Ils sont vieux. Dans le village d'Augès, on les surnomme Baldenuit (Jules Latour) et Demi-Lune (Amédée d'Oraison). Ils faisaient peur avec leurs terribles blessures. Ils appelaient cette guerre La Madelon, la putain, et les pages qui suivent sont d'une force extraordinaire, faisant de Putain de guerre !, une lecture passionnante et tellement émouvante.
Sans me laisser le temps de respirer, l'auteur m'a plongé dans la bataille autour du fort de Vaux, près de Verdun avec ces patelins sans âme : « Bombardés, pilonnés, canardés par les Boches, dans leurs contre-attaques, tous les bleds des alentours en étaient réduits à des amas inertes de pierre et de tuiles que les camarades contournaient dans l'indifférence générale pour éviter les obus non explosés. »

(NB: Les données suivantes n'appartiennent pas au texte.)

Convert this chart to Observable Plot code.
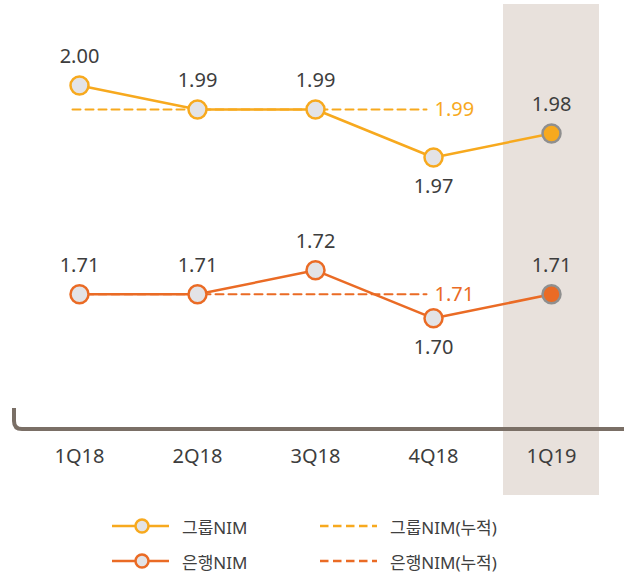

Il faut aller dans ces lieux aujourd'hui où il est bien difficile, voire impossible d'imaginer la vie d'un village, même si certains ont retracé une rue, fixé une plaque pour rappeler qu'il y avait ici une mairie, une école, un presbytère, qu'habitait là un cantonnier, un sabotier, un vigneron, un marchand de cochons… Bref, la vie… et ces hommes venus du sud de la France, un régiment de Draguignan, savent qu'ils vont mourir, qu'on les envoie à la boucherie. D'autres venaient d'Afrique, du Sénégal par exemple, comme David Diop le rappelle si bien dans Frère d'âme, un livre dont je parlerai bientôt..

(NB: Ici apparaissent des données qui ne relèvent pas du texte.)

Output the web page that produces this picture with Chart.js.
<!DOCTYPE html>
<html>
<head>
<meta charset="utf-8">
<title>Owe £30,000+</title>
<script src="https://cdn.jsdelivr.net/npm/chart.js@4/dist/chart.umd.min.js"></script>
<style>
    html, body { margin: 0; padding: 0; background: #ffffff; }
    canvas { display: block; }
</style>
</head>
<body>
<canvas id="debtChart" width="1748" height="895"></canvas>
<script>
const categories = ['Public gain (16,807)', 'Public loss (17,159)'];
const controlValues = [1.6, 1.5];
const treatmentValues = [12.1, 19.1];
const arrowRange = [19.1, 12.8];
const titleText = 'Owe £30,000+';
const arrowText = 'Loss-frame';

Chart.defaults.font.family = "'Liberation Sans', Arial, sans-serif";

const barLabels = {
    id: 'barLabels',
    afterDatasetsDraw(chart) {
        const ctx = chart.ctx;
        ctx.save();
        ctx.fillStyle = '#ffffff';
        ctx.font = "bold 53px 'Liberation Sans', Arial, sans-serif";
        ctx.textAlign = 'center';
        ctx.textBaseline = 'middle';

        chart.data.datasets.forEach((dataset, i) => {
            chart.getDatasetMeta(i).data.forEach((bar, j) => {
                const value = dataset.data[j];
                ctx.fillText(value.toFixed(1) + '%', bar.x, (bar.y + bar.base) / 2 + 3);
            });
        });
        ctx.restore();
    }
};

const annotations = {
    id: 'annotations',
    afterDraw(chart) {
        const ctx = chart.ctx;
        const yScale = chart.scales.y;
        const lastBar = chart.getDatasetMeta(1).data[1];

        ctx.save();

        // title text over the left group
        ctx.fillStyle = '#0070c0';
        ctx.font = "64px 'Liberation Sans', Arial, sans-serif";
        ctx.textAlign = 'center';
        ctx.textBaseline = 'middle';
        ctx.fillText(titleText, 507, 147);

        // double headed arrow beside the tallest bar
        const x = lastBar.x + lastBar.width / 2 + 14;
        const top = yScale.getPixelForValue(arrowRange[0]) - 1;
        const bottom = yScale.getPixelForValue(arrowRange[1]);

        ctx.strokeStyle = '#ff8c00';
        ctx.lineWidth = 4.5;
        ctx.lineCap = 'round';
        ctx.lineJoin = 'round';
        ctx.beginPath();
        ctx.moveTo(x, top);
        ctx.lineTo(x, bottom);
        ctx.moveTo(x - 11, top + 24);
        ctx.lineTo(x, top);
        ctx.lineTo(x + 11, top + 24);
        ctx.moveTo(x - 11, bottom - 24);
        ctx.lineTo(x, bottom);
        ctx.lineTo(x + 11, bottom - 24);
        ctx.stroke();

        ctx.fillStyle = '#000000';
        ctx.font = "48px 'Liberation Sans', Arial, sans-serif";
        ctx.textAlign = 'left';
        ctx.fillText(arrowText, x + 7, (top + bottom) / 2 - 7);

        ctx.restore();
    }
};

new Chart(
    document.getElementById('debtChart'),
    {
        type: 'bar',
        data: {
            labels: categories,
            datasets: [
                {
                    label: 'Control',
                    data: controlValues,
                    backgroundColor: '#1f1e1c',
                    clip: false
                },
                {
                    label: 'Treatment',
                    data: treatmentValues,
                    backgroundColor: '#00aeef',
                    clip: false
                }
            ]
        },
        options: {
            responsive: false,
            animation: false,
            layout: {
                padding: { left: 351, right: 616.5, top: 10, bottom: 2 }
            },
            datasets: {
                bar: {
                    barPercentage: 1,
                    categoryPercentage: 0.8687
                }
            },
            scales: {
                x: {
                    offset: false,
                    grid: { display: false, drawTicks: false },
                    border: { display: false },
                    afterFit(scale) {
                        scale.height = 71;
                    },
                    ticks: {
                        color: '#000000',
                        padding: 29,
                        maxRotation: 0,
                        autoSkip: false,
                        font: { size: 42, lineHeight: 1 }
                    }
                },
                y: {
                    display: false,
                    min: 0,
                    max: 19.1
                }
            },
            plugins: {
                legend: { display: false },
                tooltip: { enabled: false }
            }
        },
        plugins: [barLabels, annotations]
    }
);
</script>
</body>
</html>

Le roman est bien mené, ménage des surprises, du suspense et s'attache surtout à l'après, ce qui est souvent négligé. Il parle aussi d'amour avec La Tide, restée au village. Si certains ont la chance de revenir, c'est dans quel état ? L'accueil qui leur est réservé n'est pas toujours sympathique et des personnages sans scrupules n'hésitent pas à s'enrichir en trafiquant, comme l'avait mis en scène Pierre Lemaitre dans Au revoir là-haut.
Daniel Berthet nous fait entrer dans l'hôpital des blessés de guerre puis nous emmène dans la capitale de la coutellerie : « Thiers n'avait d'âme que pour tout ce qui était tranchant, couteaux, dépeçoirs, hachoirs, couperets, rasoirs. » Enfin, c'est à Banon, dans ces Basses-Alpes, Alpes de Haute-Provence aujourd'hui, que nous revenons, au pied de la montagne de Lure.

Le temps passe et fait son oeuvre. Lutter contre l'oubli, c'était faire parler ceux qui restaient, qui avaient pu survivre aux blessures, échapper à la grippe espagnole et j'ai beaucoup aimé la manière dont l'auteur fait s'exprimer ces hommes. Retenue, pudeur, peur de choquer, ce n'était pas facile pour eux mais Putain de guerre ! est là pour ça avec un sens du récit bien maîtrisé, un style efficace, précis, au vocabulaire riche et toutes les réflexions jalonnant le récit sont bien actuelles.